Saturday, February 5, 2011

Forming a new Grand Lodge

extract from page 21 of the following book:

Masonic Jurisprudence

by Rev J. T. Lawrence

Library #: M30_LAW
Location: LoR
Publisher: A. Lewis
Published year: 1908
Pages: 317
Edition: 3rd
Donated by: D.H. Fraser

We now come to discuss the procedure under which it may be possible for a new Sovereign Grand Lodge to be formed and recognised, made up of Lodges which have seceded from the mother Grand Lodge of England.

Previous to the adoption of the rules to be described, which were presented to Grand Lodge by Brother Philbrick in March, 1897, everything said and done by Grand Lodge on the subject was full of inconsistencies.

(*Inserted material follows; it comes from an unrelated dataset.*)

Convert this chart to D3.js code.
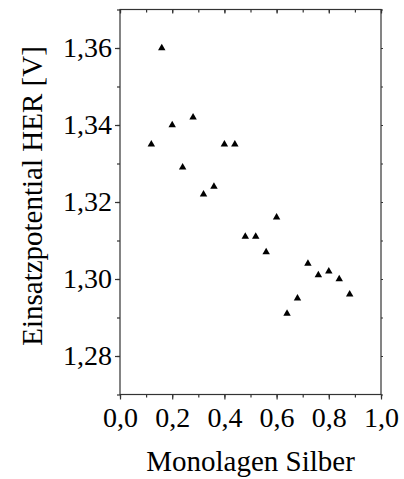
<!DOCTYPE html>
<html><head><meta charset="utf-8">
<script src="https://cdn.jsdelivr.net/npm/d3@7"></script>
<style>body{margin:0;background:#fff}svg{display:block}</style>
</head><body>
<svg id="c" width="404" height="479"></svg>
<script>
const monolayers = [0.12,0.16,0.20,0.24,0.28,0.32,0.36,0.40,0.44,0.48,0.52,0.56,0.60,0.64,0.68,0.72,0.76,0.80,0.84,0.88];
const onsetPotential = [1.335,1.360,1.340,1.329,1.342,1.322,1.324,1.335,1.335,1.311,1.311,1.307,1.316,1.291,1.295,1.304,1.301,1.302,1.300,1.296];
const xTicks = [0,0.2,0.4,0.6,0.8,1.0];
const yTicks = [1.28,1.30,1.32,1.34,1.36];
const xTitle = "Monolagen Silber";
const yTitle = "Einsatzpotential HER [V]";

const FONT = '"Liberation Serif","Times New Roman",serif';
const svg = d3.select("#c");
const L=120, R=381, T=9.5, B=394.5;
const x = d3.scaleLinear().domain([0,1]).range([L,R]);
const y = d3.scaleLinear().domain([1.27,1.37]).range([B,T]);
const fmtX = d => d3.format(".1f")(d).replace(".",",");
const fmtY = d => d3.format(".2f")(d).replace(".",",");
const xMinor = d3.range(0,1.0001,0.1);
const yMinor = d3.range(1.27,1.3701,0.01);
const axCol = "#333";

svg.append("rect").attr("x",L).attr("y",T).attr("width",R-L).attr("height",B-T)
  .attr("fill","none").attr("stroke",axCol).attr("stroke-width",1.2);

function styleAxis(g){
  g.select(".domain").remove();
  g.selectAll(".tick line").attr("stroke",axCol).attr("stroke-width",1.2);
  g.selectAll(".tick text").style("font-family",FONT).style("font-size","28px").attr("fill","#000");
}
const gb = svg.append("g").attr("transform",`translate(0,${B})`)
  .call(d3.axisBottom(x).tickValues(xTicks).tickFormat(fmtX).tickSize(5).tickPadding(8));
styleAxis(gb);
svg.append("g").attr("transform",`translate(0,${B})`)
  .call(d3.axisBottom(x).tickValues(xMinor).tickFormat("").tickSize(3)).call(styleAxis);
svg.append("g").attr("transform",`translate(0,${T})`)
  .call(d3.axisBottom(x).tickValues(xTicks).tickFormat("").tickSize(4)).call(styleAxis);
svg.append("g").attr("transform",`translate(0,${T})`)
  .call(d3.axisBottom(x).tickValues(xMinor).tickFormat("").tickSize(3)).call(styleAxis);
const gl = svg.append("g").attr("transform",`translate(${L},0)`)
  .call(d3.axisLeft(y).tickValues(yTicks).tickFormat(fmtY).tickSize(5).tickPadding(3));
styleAxis(gl);
svg.append("g").attr("transform",`translate(${L},0)`)
  .call(d3.axisLeft(y).tickValues(yMinor).tickFormat("").tickSize(3)).call(styleAxis);
svg.append("g").attr("transform",`translate(${R},0)`)
  .call(d3.axisRight(y).tickValues(yMinor).tickFormat("").tickSize(2)).call(styleAxis);

svg.append("text").attr("x",(L+R)/2).attr("y",471).attr("text-anchor","middle")
  .style("font-family",FONT).style("font-size","29px").text(xTitle);
svg.append("text").attr("transform",`translate(42,196) rotate(-90)`)
  .attr("text-anchor","middle").style("font-family",FONT).style("font-size","29px").text(yTitle);

svg.append("g").selectAll("path").data(monolayers).join("path")
  .attr("transform",(d,i)=>`translate(${x(d)},${y(onsetPotential[i])})`)
  .attr("d",d3.symbol(d3.symbolTriangle,24)).attr("fill","#000");
</script>
</body></html>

What used to happen was something like this. The question was first of all discussed by the brethren in the Colony concerned. Sometimes it was discussed in open Lodge, and resolutions arrived at; sometimes it was discussed at informal meetings, whose resolutions had, of course, none but moral weight. Discussions of this description in open Lodge involved nothing short of treason to that Grand Lodge to whose warrant the Lodge owed its very existence, and under which, in fact, it was at the moment meeting.

In the course of time the new Grand Lodge was formed, and began to issue warrants and certificates. every brother concerned in these proceedings necessarily became subject to the penal provisions of Article 204, which deals with "clandestine" initiations and "forming new lodges without the Grand Master`s authority," and was, ipso facto, under suspension.

The next step in the proceedings was that an application was made to the mother Grand Lodge of England, and to other Grand Lodges as well, demanding recognition. The consistent course of Grand Lodge to pursue was, of course, to read article 204, and then say it would hold no communication with these brethren until "they had made due submission and obtained grace".

As a matter of fact, nothing could be imagined less submissive than the attitude of "the body styling itself the Grand Lodge of ____." What Grand Lodge generally did, was to ignore article 204, and discuss the question on its merits. Then it might be ascertained that the body styling itself, etc., was not qualified to speak for the great majority of the brethren, and recognition would be denied.

The natural inference was that to be successful, the agitation must be more complete, and thus the "disloyal" section were encouraged to spread disaffection among the "loyal". Grand Lodge certainly did not say so in so many words, but the extent of the inference may be judged from the fact that one Lodge actually inserted the question in its printed summons, and when the Deputy District Grand Master ordered it to be expunged the Worshipful Master brought a complaint to the Grand Lodge.

Brother Philbrick`s proposals remedied this. It is now enacted that the District Grand Master may issue a dispensation to allow the subject of autonomy to be lawfully discussed at a Lodge meeting. Should he decline to do so, an appeal lies to the Grand Master. The exact procedure need not be described, as it is very fully explained in Article 218a.

The rules which follow presuppose that a new Grand Lodge has been formed in a regular and constitutional manner, that the prevailing Masonic opinion in the Colony has been voiced, and that recognition has been granted. then it is enacted that within six months of such recognition every lodge which still holds under an English warrant shall be convened to decided whether or no it will throw in its lot with the new Grand Lodge. The questions can only be resolved in the affirmative by two-thirds of the members present.

All this necessitated a new enactment in place of Article 219, which would have been very troublesome, as it would have enabled an insignificant minority to retain the Lodge warrant and go on working. The minimum minority was raised to five, and the clause referring to the majority of members retiring from the Lodge was deleted.

The first case under the new proposals was the Grand Lodge of Western Australia.

When recognition is granted, certain geographical limits are always understood. It would not do, for instance, for the Grand Lodge of Victoria to warrant Lodges outside that colony.

It has usually occurred that when a new Grand Lodge has been formed, it has had the support of the Lodges of all Constitutions working on the same ground. That fact has usually been adduced as an argument in favour of recognition being accorded.

In strict Masonic law however, the support and coalition of foreign Lodges has not the slightest bearing on the question, which is decided solely by reference to the English Lodges joining in the movement.

We have now discussed at sufficient length the nature of the highest courts of Freemasonry, and we only need to add that behind all the Grand Lodges which exercise jurisdiction there are the landmarks which no Grand Lodge dare transgress on pain of excommunication by all other Grand Lodges.